Trusted advisor: By providing product information to key decision-makers, product ops is an important advisor to CPOs, VPs of product, and other R&D leadership.
Building products that keep users coming back
Why is retention important?
User acquisition is expensive. Often it takes SaaS companies years before they can turn a profit on a new customer. Failing to retain customers means that every new business win results in a financial loss. Only by retaining customers past the payback period can an organization turn a profit on each customer.

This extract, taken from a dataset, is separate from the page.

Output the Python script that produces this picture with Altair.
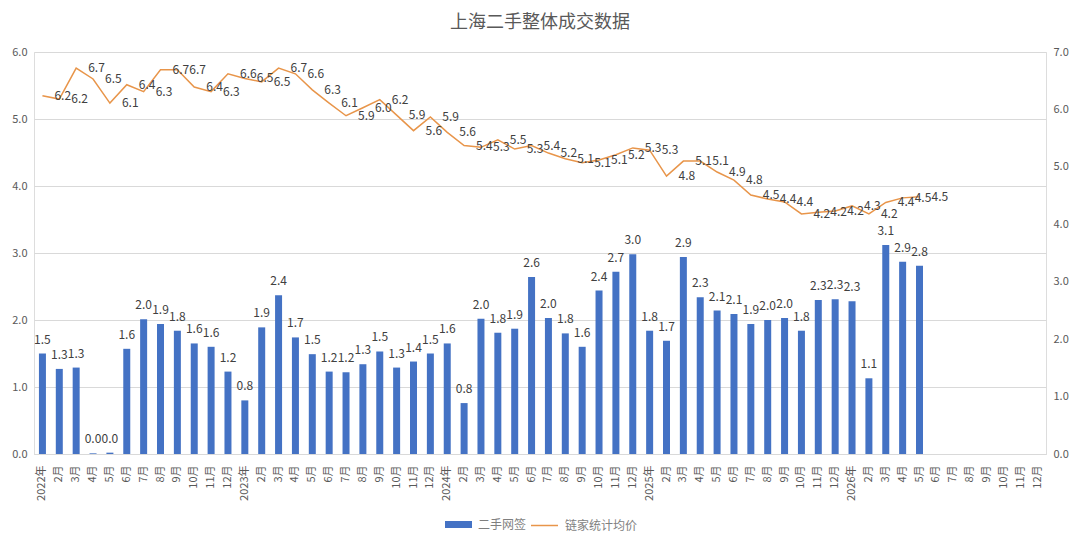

What drives user retention?
User retention starts with successful onboarding. A user must be able to execute product basics, like setting up their new account. If there are key configuration steps, such as completing an integration or inviting teammates, the user must be guided through those actions as quickly as possible.
Once onboarding is complete, it’s critical that new users see immediate value from the product. Helping the user realize early wins builds momentum and motivates them to return.
The final step in driving user retention is creating usage habits. What triggers should prompt a user to come back to the product to complete another task? Combining user habits, like taking a photo of a receipt for expense-processing apps, with the natural usage frequency for the application can inform an organization’s onboarding and activation strategies.
How do I measure customer retention?
Retention is measured by comparing the number of customers at the start of a given time period with the number of customers at the end of that period. This measure should, however, exclude any new customers gained during this time.
For example, a company that begins the year with 100 customers, acquires 10 new customers and loses 10 of the initial customers. By the end of the year, this company has 90% retention. Despite the fact that the number of customers remained the same — meaning growth is flat — only 90 customers are retained. Strong customer acquisition does not cover up low retention.